> [Given information]
##########

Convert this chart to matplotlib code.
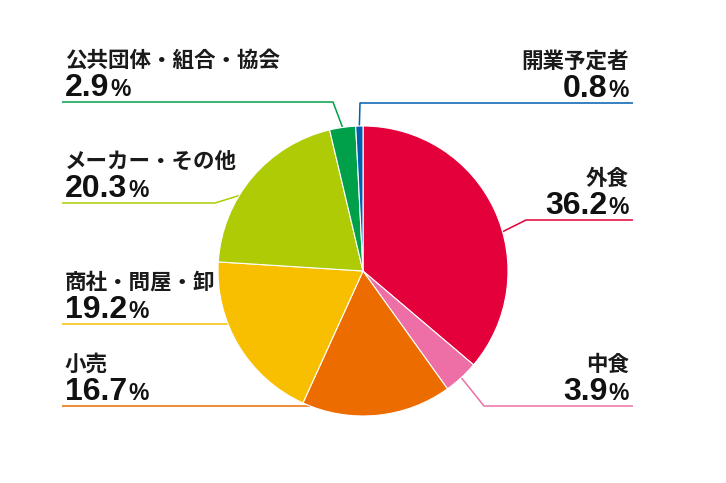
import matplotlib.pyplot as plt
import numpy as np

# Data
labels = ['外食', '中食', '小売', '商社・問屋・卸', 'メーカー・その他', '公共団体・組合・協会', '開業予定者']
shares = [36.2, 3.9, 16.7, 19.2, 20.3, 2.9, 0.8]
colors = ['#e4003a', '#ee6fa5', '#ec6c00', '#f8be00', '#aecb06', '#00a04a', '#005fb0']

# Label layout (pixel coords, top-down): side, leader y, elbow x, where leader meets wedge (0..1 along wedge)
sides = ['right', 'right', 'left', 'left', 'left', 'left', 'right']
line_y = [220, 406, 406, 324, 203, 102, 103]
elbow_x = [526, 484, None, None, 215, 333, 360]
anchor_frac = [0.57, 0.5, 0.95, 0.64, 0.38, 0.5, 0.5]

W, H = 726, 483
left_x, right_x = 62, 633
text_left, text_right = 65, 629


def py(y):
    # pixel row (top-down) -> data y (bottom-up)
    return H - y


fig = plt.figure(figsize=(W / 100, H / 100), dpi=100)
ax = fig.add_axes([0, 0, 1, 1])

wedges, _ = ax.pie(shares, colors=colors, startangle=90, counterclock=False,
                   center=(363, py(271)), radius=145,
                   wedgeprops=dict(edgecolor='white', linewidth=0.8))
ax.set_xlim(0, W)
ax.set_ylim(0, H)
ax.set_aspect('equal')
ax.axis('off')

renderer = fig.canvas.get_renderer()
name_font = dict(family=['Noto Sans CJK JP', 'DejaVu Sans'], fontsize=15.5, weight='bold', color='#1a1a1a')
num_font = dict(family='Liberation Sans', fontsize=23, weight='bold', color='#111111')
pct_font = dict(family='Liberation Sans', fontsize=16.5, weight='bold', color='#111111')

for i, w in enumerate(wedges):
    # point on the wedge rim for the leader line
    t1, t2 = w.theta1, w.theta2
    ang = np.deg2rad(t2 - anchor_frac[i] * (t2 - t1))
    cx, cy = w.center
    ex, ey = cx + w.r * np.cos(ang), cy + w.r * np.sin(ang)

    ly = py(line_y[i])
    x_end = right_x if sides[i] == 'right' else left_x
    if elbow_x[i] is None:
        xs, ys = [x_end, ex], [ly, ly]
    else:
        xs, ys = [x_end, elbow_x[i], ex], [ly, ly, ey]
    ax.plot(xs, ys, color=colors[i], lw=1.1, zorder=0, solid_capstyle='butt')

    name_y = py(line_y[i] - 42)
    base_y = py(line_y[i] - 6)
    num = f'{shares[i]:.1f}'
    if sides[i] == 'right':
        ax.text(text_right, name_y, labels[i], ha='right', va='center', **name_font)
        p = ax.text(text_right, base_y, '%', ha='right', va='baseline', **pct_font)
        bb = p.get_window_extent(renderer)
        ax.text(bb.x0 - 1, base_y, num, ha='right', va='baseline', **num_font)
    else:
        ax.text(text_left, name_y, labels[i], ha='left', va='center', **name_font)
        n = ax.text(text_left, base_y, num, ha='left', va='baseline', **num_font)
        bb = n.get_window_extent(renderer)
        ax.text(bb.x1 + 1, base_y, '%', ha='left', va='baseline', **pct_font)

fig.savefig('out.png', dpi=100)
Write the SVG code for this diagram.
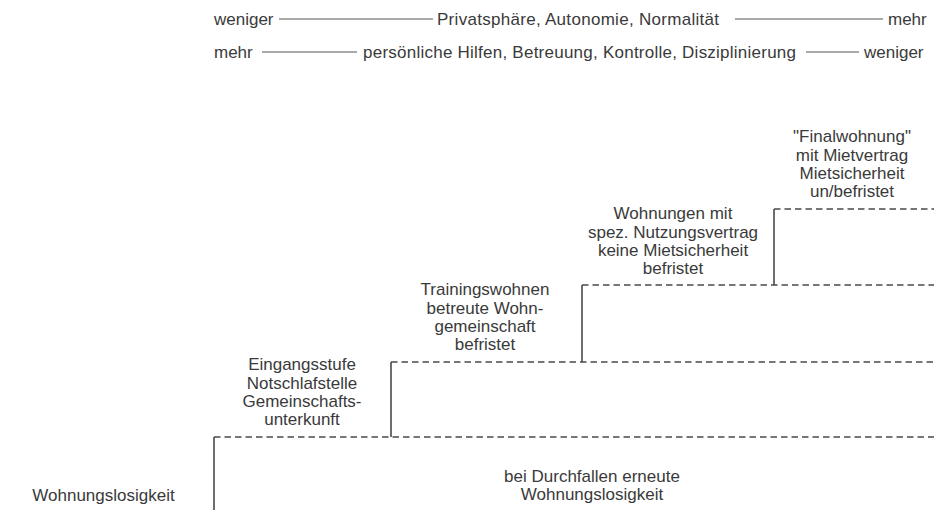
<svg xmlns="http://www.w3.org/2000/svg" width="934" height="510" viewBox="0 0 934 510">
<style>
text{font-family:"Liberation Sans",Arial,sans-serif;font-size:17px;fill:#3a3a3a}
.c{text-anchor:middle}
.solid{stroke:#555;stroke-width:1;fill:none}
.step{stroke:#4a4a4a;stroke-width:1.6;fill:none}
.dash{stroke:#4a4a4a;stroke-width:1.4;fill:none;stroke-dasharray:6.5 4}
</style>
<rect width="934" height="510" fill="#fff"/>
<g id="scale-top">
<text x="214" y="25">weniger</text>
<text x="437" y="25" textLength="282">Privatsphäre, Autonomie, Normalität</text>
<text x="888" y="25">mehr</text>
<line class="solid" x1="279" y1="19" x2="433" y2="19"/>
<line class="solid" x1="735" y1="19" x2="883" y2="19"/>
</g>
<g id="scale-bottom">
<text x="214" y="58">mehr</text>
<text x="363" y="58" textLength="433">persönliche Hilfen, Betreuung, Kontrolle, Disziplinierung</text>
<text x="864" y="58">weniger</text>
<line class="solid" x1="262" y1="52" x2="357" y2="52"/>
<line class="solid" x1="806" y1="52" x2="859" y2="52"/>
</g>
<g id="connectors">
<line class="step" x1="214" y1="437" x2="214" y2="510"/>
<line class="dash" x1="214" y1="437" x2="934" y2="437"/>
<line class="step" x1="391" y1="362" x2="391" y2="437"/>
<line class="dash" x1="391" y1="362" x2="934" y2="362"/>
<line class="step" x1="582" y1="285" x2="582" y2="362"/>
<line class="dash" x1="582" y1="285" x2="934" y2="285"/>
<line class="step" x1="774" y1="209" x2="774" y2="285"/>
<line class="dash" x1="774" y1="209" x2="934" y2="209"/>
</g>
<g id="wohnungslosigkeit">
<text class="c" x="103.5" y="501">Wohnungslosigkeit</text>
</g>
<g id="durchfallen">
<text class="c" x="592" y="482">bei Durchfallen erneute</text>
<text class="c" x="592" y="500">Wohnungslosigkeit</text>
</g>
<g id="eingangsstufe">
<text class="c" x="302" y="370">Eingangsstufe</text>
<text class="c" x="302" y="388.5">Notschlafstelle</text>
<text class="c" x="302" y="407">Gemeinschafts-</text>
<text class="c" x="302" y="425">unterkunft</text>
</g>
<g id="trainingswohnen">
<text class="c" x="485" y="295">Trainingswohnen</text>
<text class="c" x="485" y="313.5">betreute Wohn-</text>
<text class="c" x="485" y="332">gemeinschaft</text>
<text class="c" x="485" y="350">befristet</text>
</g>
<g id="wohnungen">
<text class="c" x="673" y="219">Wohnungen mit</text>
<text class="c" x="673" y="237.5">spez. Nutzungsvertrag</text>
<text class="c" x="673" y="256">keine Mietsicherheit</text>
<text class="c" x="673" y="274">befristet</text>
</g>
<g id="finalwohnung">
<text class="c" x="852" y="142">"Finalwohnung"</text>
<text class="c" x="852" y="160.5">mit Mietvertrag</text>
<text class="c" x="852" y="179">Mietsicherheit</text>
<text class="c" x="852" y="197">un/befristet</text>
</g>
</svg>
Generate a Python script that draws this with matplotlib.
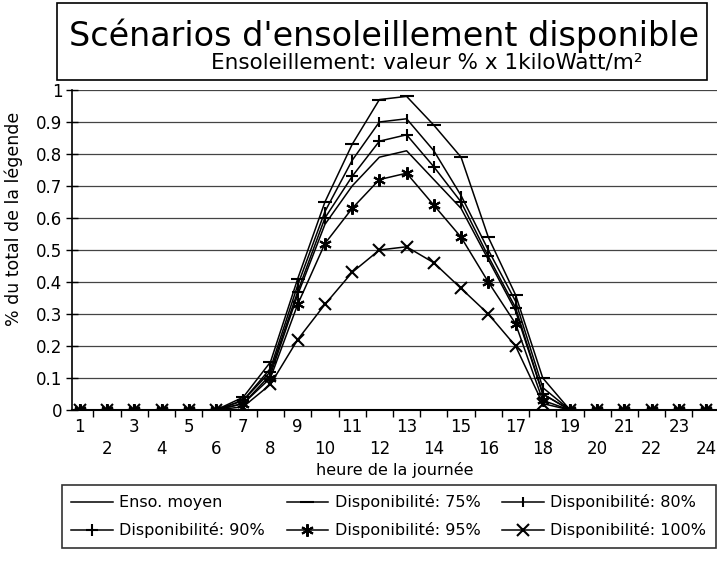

##########

> [What to work on] Drop the images and quote the entries word for word.

> [Exercise result]
Convert this chart to matplotlib code.
import matplotlib.pyplot as plt
import numpy as np

# Data
labels = ['外食', '中食', '小売', '商社・問屋・卸', 'メーカー・その他', '公共団体・組合・協会', '開業予定者']
shares = [36.2, 3.9, 16.7, 19.2, 20.3, 2.9, 0.8]
colors = ['#e4003a', '#ee6fa5', '#ec6c00', '#f8be00', '#aecb06', '#00a04a', '#005fb0']

# Label layout (pixel coords, top-down): side, leader y, elbow x, where leader meets wedge (0..1 along wedge)
sides = ['right', 'right', 'left', 'left', 'left', 'left', 'right']
line_y = [220, 406, 406, 324, 203, 102, 103]
elbow_x = [526, 484, None, None, 215, 333, 360]
anchor_frac = [0.57, 0.5, 0.95, 0.64, 0.38, 0.5, 0.5]

W, H = 726, 483
left_x, right_x = 62, 633
text_left, text_right = 65, 629


def py(y):
    # pixel row (top-down) -> data y (bottom-up)
    return H - y


fig = plt.figure(figsize=(W / 100, H / 100), dpi=100)
ax = fig.add_axes([0, 0, 1, 1])

wedges, _ = ax.pie(shares, colors=colors, startangle=90, counterclock=False,
                   center=(363, py(271)), radius=145,
                   wedgeprops=dict(edgecolor='white', linewidth=0.8))
ax.set_xlim(0, W)
ax.set_ylim(0, H)
ax.set_aspect('equal')
ax.axis('off')

renderer = fig.canvas.get_renderer()
name_font = dict(family=['Noto Sans CJK JP', 'DejaVu Sans'], fontsize=15.5, weight='bold', color='#1a1a1a')
num_font = dict(family='Liberation Sans', fontsize=23, weight='bold', color='#111111')
pct_font = dict(family='Liberation Sans', fontsize=16.5, weight='bold', color='#111111')

for i, w in enumerate(wedges):
    # point on the wedge rim for the leader line
    t1, t2 = w.theta1, w.theta2
    ang = np.deg2rad(t2 - anchor_frac[i] * (t2 - t1))
    cx, cy = w.center
    ex, ey = cx + w.r * np.cos(ang), cy + w.r * np.sin(ang)

    ly = py(line_y[i])
    x_end = right_x if sides[i] == 'right' else left_x
    if elbow_x[i] is None:
        xs, ys = [x_end, ex], [ly, ly]
    else:
        xs, ys = [x_end, elbow_x[i], ex], [ly, ly, ey]
    ax.plot(xs, ys, color=colors[i], lw=1.1, zorder=0, solid_capstyle='butt')

    name_y = py(line_y[i] - 42)
    base_y = py(line_y[i] - 6)
    num = f'{shares[i]:.1f}'
    if sides[i] == 'right':
        ax.text(text_right, name_y, labels[i], ha='right', va='center', **name_font)
        p = ax.text(text_right, base_y, '%', ha='right', va='baseline', **pct_font)
        bb = p.get_window_extent(renderer)
        ax.text(bb.x0 - 1, base_y, num, ha='right', va='baseline', **num_font)
    else:
        ax.text(text_left, name_y, labels[i], ha='left', va='center', **name_font)
        n = ax.text(text_left, base_y, num, ha='left', va='baseline', **num_font)
        bb = n.get_window_extent(renderer)
        ax.text(bb.x1 + 1, base_y, '%', ha='left', va='baseline', **pct_font)

fig.savefig('out.png', dpi=100)
Write the SVG code for this diagram.
<svg xmlns="http://www.w3.org/2000/svg" width="934" height="510" viewBox="0 0 934 510">
<style>
text{font-family:"Liberation Sans",Arial,sans-serif;font-size:17px;fill:#3a3a3a}
.c{text-anchor:middle}
.solid{stroke:#555;stroke-width:1;fill:none}
.step{stroke:#4a4a4a;stroke-width:1.6;fill:none}
.dash{stroke:#4a4a4a;stroke-width:1.4;fill:none;stroke-dasharray:6.5 4}
</style>
<rect width="934" height="510" fill="#fff"/>
<g id="scale-top">
<text x="214" y="25">weniger</text>
<text x="437" y="25" textLength="282">Privatsphäre, Autonomie, Normalität</text>
<text x="888" y="25">mehr</text>
<line class="solid" x1="279" y1="19" x2="433" y2="19"/>
<line class="solid" x1="735" y1="19" x2="883" y2="19"/>
</g>
<g id="scale-bottom">
<text x="214" y="58">mehr</text>
<text x="363" y="58" textLength="433">persönliche Hilfen, Betreuung, Kontrolle, Disziplinierung</text>
<text x="864" y="58">weniger</text>
<line class="solid" x1="262" y1="52" x2="357" y2="52"/>
<line class="solid" x1="806" y1="52" x2="859" y2="52"/>
</g>
<g id="connectors">
<line class="step" x1="214" y1="437" x2="214" y2="510"/>
<line class="dash" x1="214" y1="437" x2="934" y2="437"/>
<line class="step" x1="391" y1="362" x2="391" y2="437"/>
<line class="dash" x1="391" y1="362" x2="934" y2="362"/>
<line class="step" x1="582" y1="285" x2="582" y2="362"/>
<line class="dash" x1="582" y1="285" x2="934" y2="285"/>
<line class="step" x1="774" y1="209" x2="774" y2="285"/>
<line class="dash" x1="774" y1="209" x2="934" y2="209"/>
</g>
<g id="wohnungslosigkeit">
<text class="c" x="103.5" y="501">Wohnungslosigkeit</text>
</g>
<g id="durchfallen">
<text class="c" x="592" y="482">bei Durchfallen erneute</text>
<text class="c" x="592" y="500">Wohnungslosigkeit</text>
</g>
<g id="eingangsstufe">
<text class="c" x="302" y="370">Eingangsstufe</text>
<text class="c" x="302" y="388.5">Notschlafstelle</text>
<text class="c" x="302" y="407">Gemeinschafts-</text>
<text class="c" x="302" y="425">unterkunft</text>
</g>
<g id="trainingswohnen">
<text class="c" x="485" y="295">Trainingswohnen</text>
<text class="c" x="485" y="313.5">betreute Wohn-</text>
<text class="c" x="485" y="332">gemeinschaft</text>
<text class="c" x="485" y="350">befristet</text>
</g>
<g id="wohnungen">
<text class="c" x="673" y="219">Wohnungen mit</text>
<text class="c" x="673" y="237.5">spez. Nutzungsvertrag</text>
<text class="c" x="673" y="256">keine Mietsicherheit</text>
<text class="c" x="673" y="274">befristet</text>
</g>
<g id="finalwohnung">
<text class="c" x="852" y="142">"Finalwohnung"</text>
<text class="c" x="852" y="160.5">mit Mietvertrag</text>
<text class="c" x="852" y="179">Mietsicherheit</text>
<text class="c" x="852" y="197">un/befristet</text>
</g>
</svg>
Generate a Python script that draws this with matplotlib.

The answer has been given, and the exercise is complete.